Title: Luck of the Dragon
Author: Susannah Scott
May Contain Spoilers
I still feel like a newbie when it comes to PNR, and I’m still trying to find tropes and authors that work for me. One trope that I haven’t liked in the past is the destined mate trope, mainly because it takes some of the suspense out the romance. The reader knows the couple will be together in the end, and there’s really no mystery to the pairing. In Luck of the Dragon, however, I started wondering what would happen is Alec and Lucy couldn’t get their acts together and find a happy medium for their relationship. Would they actually be stuck together forever not trusting each other? While we do get a HEA, I was worried for a few chapters!
Lucy comes from a family of con-artists. Her father was sent to jail when she was a child, and her brother seems to be following in his footsteps. Joey just can’t say no to a bet, and worse, he longs to work the hustle. He falls in with Gino, a dangerous gangster, and lassoes Lucy into helping him steal jewels from Alec Gerald to pay off his gambling debts. If she doesn’t help, Gino makes it painfully obvious that he’s going to take the debt out of Joey’s hide. Terrified of losing her brother, Lucy jumps to it and agrees to help with the heist.
What Lucy and Joey doesn’t know is that Alec is a dragon. He’s a very old dragon, and a very powerful dragon. He’s just opened a new casino in Vegas, and his gem collection is going to be the center piece of his new endeavor. He’s retained Lucy to appraise and catalog his collection, unaware that Lucy’s up to her neck in trouble. When they meet, Alec is convinced that Lucy is destined to be his mate, much to the dismay of his followers. The dragons don’t think highly of humans, and many of them have a problem accepting one as their leader’s mate. Once Alec discovers that Lucy was only interested in stealing from him, even he begins to doubt his own judgment, and he despairs at losing his dragon form without his mate.
I really liked this story, and I think I went into thinking that I wouldn’t. I’m not sure why, because I was hooked on the story and the characters right away. I liked Lucy – well, I liked her when she wasn’t trying to steal from Alec. I just wanted to shake her and tell her to wake up and stop trying to keep her brother out of jail. Joey is a selfish, jerk of a brother, who knows how best to manipulate Lucy. He cares only about himself, and expects her to extract him from every sticky situation he finds himself in. I could not stand this guy, and was kind of hoping one of the dragons would eat him. Sorry, Joey, but you are a pin-head!

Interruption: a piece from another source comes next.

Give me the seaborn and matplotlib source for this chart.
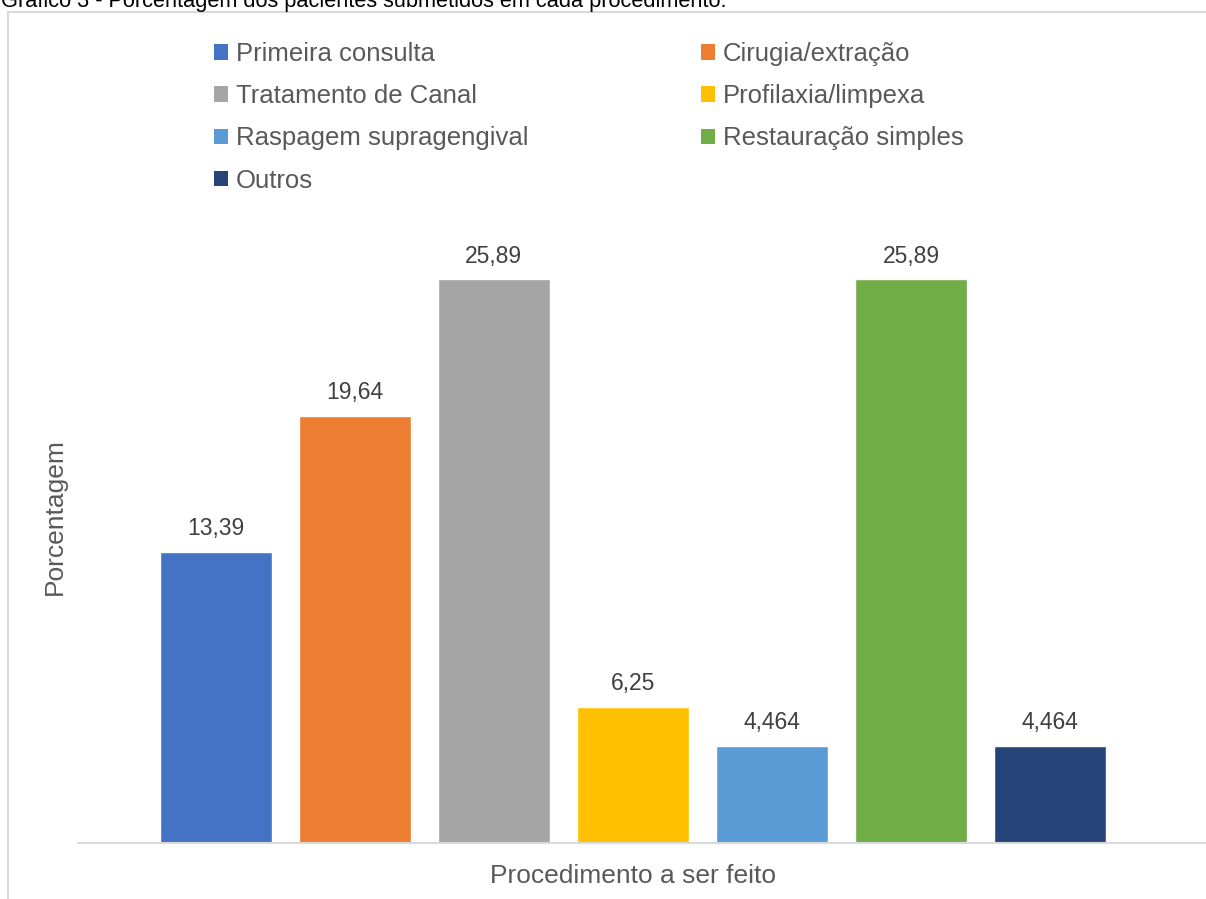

Alec made the story for me. How could he not? He’s a freaking dragon! He also knows how to woo a lady. After realizing that Lucy is his mate, he goes into Romeo mode, and wow, he would have won me over about midway through breakfast. This guy is a charmer, and he’s a gabillionaire to boot! Lucy is instantly suspicious of his motives, mainly because hers are less than pure, and because she’s be raised to not trust anybody. She has spent most of her adult life trying to keep her brother out of prison, and keeping the taint of criminal activity away from her. While her intent to steal from Alec irritated me, especially after she started developing feelings for him, I did understand why she would feel compelled to go along with Joey and Gino’s schemes, at least at the beginning of the book. About halfway through, I found her behavior inexcusable. This did knock down the enjoyment factor a bit.
If Luck of the Dragon is an indication of how dragons live, I need to find one for myself. Or just wait until the next book in this series to hit store shelves, so I can live vicariously through Susannah Scott’s characters.